Tom Pakenham (Esc Hero #23) is writing updates on Copenhagen here. It just struck me that he has an incredibly interesting job.

“The UN conference began in earnest today – for the main news stories, the BBC coverage is pretty comprehensive. We divided our time between a morning seminar at the University of Copenhagen and looking at some examples of low carbon transport in the city.

A few interesting facts came out of the morning’s talks, including:

1) 70-80% of all greenhouse gases are produced by just 15 countries. This causes some to ask why we don’t simply target all efforts at reducing the emissions of those 15? One reason is technical – the UN process began as a global, all-nation initiative and is now therefore tied into remaining as such. The second reason is more interesting – if restrictions were imposed on those 15 countries alone, the remaining countries would gain a huge competitive advantage and simply step into the shoes of the 15, bringing us back to square 1. So there you have it – we’re all in this together, no matter how difficult that makes things.

2) The chief negotiator for New Zealand confirmed what most of us strongly suspect – that nothing binding will come out of COP15. Instead, we will have a “decision text” setting out a broad political accord. This text is likely to call for early action in a couple of areas (which will almost certainly include reduction of methane emissions), to be supported by a small financial package as soon as possible after the conference has finished. Greenhouse gas reduction targets will come in at a later date…

3) Did you know that when sea levels rise, the rise is not evenly distributed around the world? Although average global sea level rise is 3-4mm per year, it is much higher in some places and lower in others. I always just thought that the water would flow to find an equal level everywhere, but apparently not! Sea level rise in the UK is less dramatic than in some parts of the world, most notably the coastlines of South-East Asia.

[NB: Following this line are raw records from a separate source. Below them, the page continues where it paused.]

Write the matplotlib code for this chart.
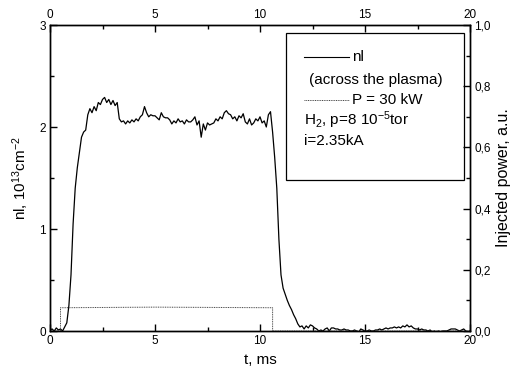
import numpy as np
import matplotlib
matplotlib.use('Agg')
import matplotlib.pyplot as plt
from matplotlib.ticker import MultipleLocator, FuncFormatter
from matplotlib.patches import Rectangle

plt.rcParams['font.family'] = ['Liberation Sans', 'DejaVu Sans']
plt.rcParams['mathtext.default'] = 'regular'

# ==============================
# Data
# ==============================

# line-integrated density nl, 1e13 cm^-2, sampled every 0.1 ms from 0 to 20 ms
t_ms = np.arange(201) / 10.0
nl = [
    0.01, 0.02, 0.00, 0.03, 0.01, 0.02, 0.00, 0.04, 0.08, 0.25,
    0.55, 1.05, 1.40, 1.60, 1.75, 1.90, 1.95, 1.97, 2.12, 2.18,
    2.14, 2.20, 2.16, 2.24, 2.22, 2.27, 2.29, 2.24, 2.27, 2.22,
    2.26, 2.21, 2.24, 2.08, 2.05, 2.06, 2.03, 2.06, 2.04, 2.07,
    2.05, 2.08, 2.06, 2.10, 2.12, 2.20, 2.14, 2.10, 2.12, 2.11,
    2.11, 2.09, 2.07, 2.14, 2.10, 2.09, 2.09, 2.07, 2.03, 2.06,
    2.04, 2.08, 2.05, 2.06, 2.03, 2.07, 2.05, 2.05, 2.07, 2.10,
    2.02, 2.06, 1.90, 2.03, 1.97, 2.04, 2.02, 2.03, 2.04, 2.08,
    2.06, 2.10, 2.08, 2.14, 2.16, 2.13, 2.12, 2.08, 2.10, 2.06,
    2.11, 2.09, 2.13, 2.05, 2.03, 2.08, 2.02, 2.04, 2.08, 2.06,
    2.10, 2.04, 2.06, 2.00, 2.12, 2.15, 1.95, 1.70, 1.40, 0.90,
    0.55, 0.42, 0.36, 0.30, 0.25, 0.21, 0.16, 0.12, 0.07, 0.04,
    0.05, 0.02, 0.05, 0.03, 0.06, 0.05, 0.03, 0.02, 0.00, 0.01,
    0.00, 0.02, 0.03, 0.00, 0.03, 0.03, 0.02, 0.02, 0.01, 0.01,
    0.02, 0.01, 0.01, 0.00, 0.00, 0.01, 0.00, -0.01, 0.02, 0.01,
    0.00, 0.00, 0.01, 0.00, 0.00, 0.01, 0.01, 0.02, 0.01, 0.02,
    0.03, 0.02, 0.03, 0.03, 0.04, 0.03, 0.04, 0.03, 0.05, 0.04,
    0.06, 0.04, 0.05, 0.03, 0.02, 0.02, 0.01, 0.02, 0.01, 0.01,
    0.00, 0.01, -0.01, 0.00, -0.01, 0.00, -0.01, 0.00, 0.00, 0.00,
    0.01, 0.02, 0.02, 0.02, 0.01, 0.00, 0.01, 0.02, 0.00, -0.01,
    0.00,
]

# injected power pulse, a.u.
t_power = [0.0, 0.5, 0.5, 5.0, 10.6, 10.6, 20.0]
power = [0.0, 0.0, 0.076, 0.078, 0.076, 0.0, 0.0]

x_ticks = [0, 5, 10, 15, 20]
nl_ticks = [0, 1, 2, 3]
power_ticks = [0.0, 0.2, 0.4, 0.6, 0.8, 1.0]

# ==============================
# Plot
# ==============================

fig = plt.figure(figsize=(5.15, 3.76), dpi=100)
ax = fig.add_axes([50 / 515, 45 / 376, 420 / 515, 306 / 376])
ax2 = ax.twinx()

ax.plot(t_ms, nl, color='black', lw=0.9)
ax2.plot(t_power, power, color='#444444', lw=0.7, ls=(0, (1, 0.8)))

ax.set_xlim(0, 20)
ax.set_ylim(0, 3)
ax2.set_ylim(0, 1)
ax.set_xticks(x_ticks)
ax.set_yticks(nl_ticks)
ax2.set_yticks(power_ticks)
ax.xaxis.set_minor_locator(MultipleLocator(2.5))
ax.yaxis.set_minor_locator(MultipleLocator(0.5))
ax2.yaxis.set_minor_locator(MultipleLocator(0.1))
ax2.yaxis.set_major_formatter(FuncFormatter(lambda v, p: ('%.1f' % v).replace('.', ',')))

ax.tick_params(which='both', direction='in', top=True, labeltop=True, right=False,
               labelsize=8.5, width=1, pad=3)
ax.tick_params(which='major', length=5)
ax.tick_params(which='minor', length=3)
ax2.tick_params(which='both', direction='in', labelsize=8.5, width=1, pad=3)
ax2.tick_params(which='major', length=5)
ax2.tick_params(which='minor', length=3)
for a in (ax, ax2):
    for s in a.spines.values():
        s.set_linewidth(1)

ax.set_xlabel('t, ms', fontsize=11, labelpad=4)
ax.set_ylabel('nl, 10$^{13}$cm$^{-2}$', fontsize=11, labelpad=6)
ax2.set_ylabel('Injected power, a.u.', fontsize=11.5, labelpad=4)

# legend box drawn by hand to keep the original layout
ax.add_patch(Rectangle((0.562, 0.493), 0.424, 0.481, transform=ax.transAxes,
                       fill=False, ec='black', lw=0.9, zorder=5))
fs = 11
ax.plot([0.605, 0.712], [0.897, 0.897], transform=ax.transAxes, color='black', lw=0.8)
ax.text(0.72, 0.897, 'nl', transform=ax.transAxes, fontsize=fs, va='center')
ax.text(0.617, 0.82, '(across the plasma)', transform=ax.transAxes, fontsize=fs, va='center')
ax.plot([0.605, 0.712], [0.755, 0.755], transform=ax.transAxes, color='#444444', lw=0.7,
        ls=(0, (1, 0.8)))
ax.text(0.72, 0.755, 'P = 30 kW', transform=ax.transAxes, fontsize=fs, va='center')
ax.text(0.605, 0.69, 'H$_2$, p=8 10$^{-5}$tor', transform=ax.transAxes, fontsize=fs, va='center')
ax.text(0.605, 0.621, 'i=2.35kA', transform=ax.transAxes, fontsize=fs, va='center')

fig.savefig('out.png', dpi=100)
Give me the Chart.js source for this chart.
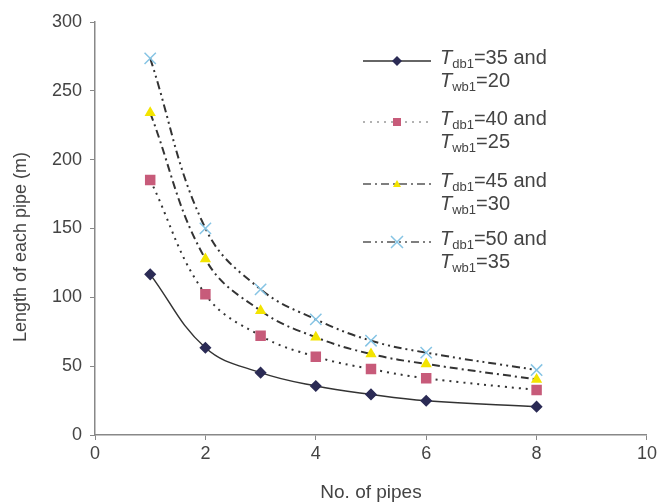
<!DOCTYPE html>
<html>
<head>
<meta charset="utf-8">
<script src="https://cdn.jsdelivr.net/npm/chart.js@4.4.0/dist/chart.umd.min.js"></script>
<style>
body{margin:0;background:#fff}
#wrap{position:relative;width:660px;height:504px}
#legend{position:absolute;left:362px;top:0;font-family:"Liberation Sans",Arial,sans-serif;font-size:20px;color:#444}
.item{position:absolute;left:0;width:270px;height:50px}
.item svg{position:absolute;left:0;top:0}
.item .txt{position:absolute;left:78px;top:0;line-height:23px;white-space:nowrap}
.txt i{font-style:italic}
.txt sub{font-size:13px;vertical-align:-4px;line-height:0}
</style>
</head>
<body>
<div id="wrap">
  <canvas id="chart" width="660" height="504"></canvas>
  <div id="legend"></div>
</div>
<script>
// number of pipes (x) and length of each pipe (m) per Tdb1/Twb1 pair
const pipes = [1, 2, 3, 4, 5, 6, 8];
const len35_20 = [116.7, 63.4, 45.3, 35.6, 29.5, 24.9, 20.6];
const len40_25 = [185.2, 102.2, 72.1, 56.9, 47.9, 41.2, 32.7];
const len45_30 = [234.0, 127.8, 90.3, 71.0, 58.8, 51.6, 40.4];
const len50_35 = [273.6, 150.1, 105.8, 84.0, 68.5, 59.8, 47.2];
const tdb = [35, 40, 45, 50];
const twb = [20, 25, 30, 35];
const yTitleText = 'Length of each pipe (m)';

const FONT = '"Liberation Sans", Arial, sans-serif';
const TXT = '#444';
const AXIS = '#888';

function pts(arr) {
    return pipes.map((p, i) => ({x: p, y: arr[i]}));
}

const datasets = [{
        data: pts(len35_20),
        borderColor: '#333',
        borderWidth: 1.5,
        pointStyle: 'rectRot',
        pointRadius: 5,
        pointBackgroundColor: '#2b2b55',
        pointBorderColor: '#2b2b55'
    }, {
        data: pts(len40_25),
        borderColor: '#333',
        borderWidth: 2,
        borderDash: [2, 5],
        pointStyle: 'rect',
        pointRadius: 6,
        pointBackgroundColor: '#c75b7a',
        pointBorderColor: '#c75b7a'
    }, {
        data: pts(len45_30),
        borderColor: '#333',
        borderWidth: 2,
        borderDash: [8, 4, 2, 4],
        pointStyle: 'triangle',
        pointRadius: 4.5,
        pointBackgroundColor: '#f3e400',
        pointBorderColor: '#f3e400'
    }, {
        data: pts(len50_35),
        borderColor: '#333',
        borderWidth: 2,
        borderDash: [8, 4, 2, 4, 2, 4],
        pointStyle: 'crossRot',
        pointRadius: 8,
        pointBorderWidth: 1.5,
        pointBackgroundColor: '#86c4e4',
        pointBorderColor: '#86c4e4'
    }];
datasets.forEach(d => { d.fill = false; d.tension = 0.4; });

// y title sits a bit below the middle of the axis in the original
const yTitle = {
    id: 'yTitle',
    afterDraw(c) {
        const ctx = c.ctx;
        ctx.save();
        ctx.translate(21, 247);
        ctx.rotate(-Math.PI / 2);
        ctx.font = '18px ' + FONT;
        ctx.fillStyle = TXT;
        ctx.textAlign = 'center';
        ctx.textBaseline = 'middle';
        ctx.fillText(yTitleText, 0, 0);
        ctx.restore();
    }
};

const chart = new Chart(document.getElementById('chart'), {
    type: 'line',
    data: {datasets: datasets},
    plugins: [yTitle],
    options: {
        responsive: false,
        animation: false,
        layout: {padding: {left: 0, right: 8, top: 22, bottom: 0}},
        plugins: {legend: {display: false}, tooltip: {enabled: false}},
        scales: {
            x: {
                type: 'linear',
                min: 0,
                max: 10,
                ticks: {stepSize: 2, color: TXT, padding: 3, font: {size: 18, family: FONT}},
                grid: {drawOnChartArea: false, tickLength: 5, color: AXIS},
                border: {color: AXIS, width: 1.5},
                title: {display: true, text: 'No. of pipes', color: TXT, padding: {top: 1, bottom: 0}, font: {size: 19, family: FONT}},
                afterFit(s) { s.height = 69; }
            },
            y: {
                min: 0,
                max: 300,
                ticks: {stepSize: 50, color: TXT, padding: 8, font: {size: 18, family: FONT}},
                grid: {drawOnChartArea: false, tickLength: 5, color: AXIS},
                border: {color: AXIS, width: 1.5},
                afterFit(s) { s.width = 95; }
            }
        }
    }
});

// legend with subscripts, drawn as html
const rowTops = [46, 107, 169, 227];
const marks = [
    '<polygon points="35,10 40,15 35,20 30,15" fill="#2b2b55"/>',
    '<rect x="31" y="11" width="8" height="8" fill="#c75b7a"/>',
    '<polygon points="35,11 39,18 31,18" fill="#f3e400"/>',
    '<path d="M29,9 L41,21 M41,9 L29,21" stroke="#86c4e4" stroke-width="1.5"/>'
];
const dashes = ['', '2 5', '8 4 2 4', '8 4 2 4 2 4'];
const strokes = ['#333', '#999', '#555', '#555'];
let html = '';
for (let i = 0; i < 4; i++) {
    html += '<div class="item" style="top:' + rowTops[i] + 'px">' +
        '<svg width="70" height="30"><line x1="1" y1="15" x2="69" y2="15" stroke="' + strokes[i] + '" stroke-width="1.5"' +
        (dashes[i] ? ' stroke-dasharray="' + dashes[i] + '"' : '') + '/>' + marks[i] + '</svg>' +
        '<div class="txt"><i>T</i><sub>db1</sub>=' + tdb[i] + ' and<br><i>T</i><sub>wb1</sub>=' + twb[i] + '</div></div>';
}
document.getElementById('legend').innerHTML = html;
</script>
</body>
</html>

4) There are 13 1/2 billion hectares of land on the planet. 4 1/2 billion hectares are used for agriculture. Given that population is set to grow to 9 billion by 2050, a quick calculation in my head puts future agricultural land use at just under 7 billion hectares; more than half of all land. So not only will we have more people to find space for, but there will be less space available because we’ll be using it to feed all the extra people. Sounds to me like some clever people have to start coming up with some solutions. We’re on the edge of a construction renaissance, so why not have one in farming at the same time?

5) Talking of farming, one phrase I did find interesting was “farmers connect the sun to the earth.” Our growing interest in the sun will not just manifest itself in the form of solar panels, but also in a return to our connection with the land and a greater emphasis on understanding photosynthesis.

6) Ever heard of something called “MAD”? A play on the Cold War idea, it stands for “Mutually Assured Decarbonisation” and is a theme being explored by many at COP15. The idea is that just as the USSR and USA put themselves in a position where both would be wiped out by a nuclear war, the new form of MAD will allow countries to decarbonise without losing their competitive advantage on the world market. They won’t lose this advantage because the decarbonisation of their competitors will also be assured. Neat.”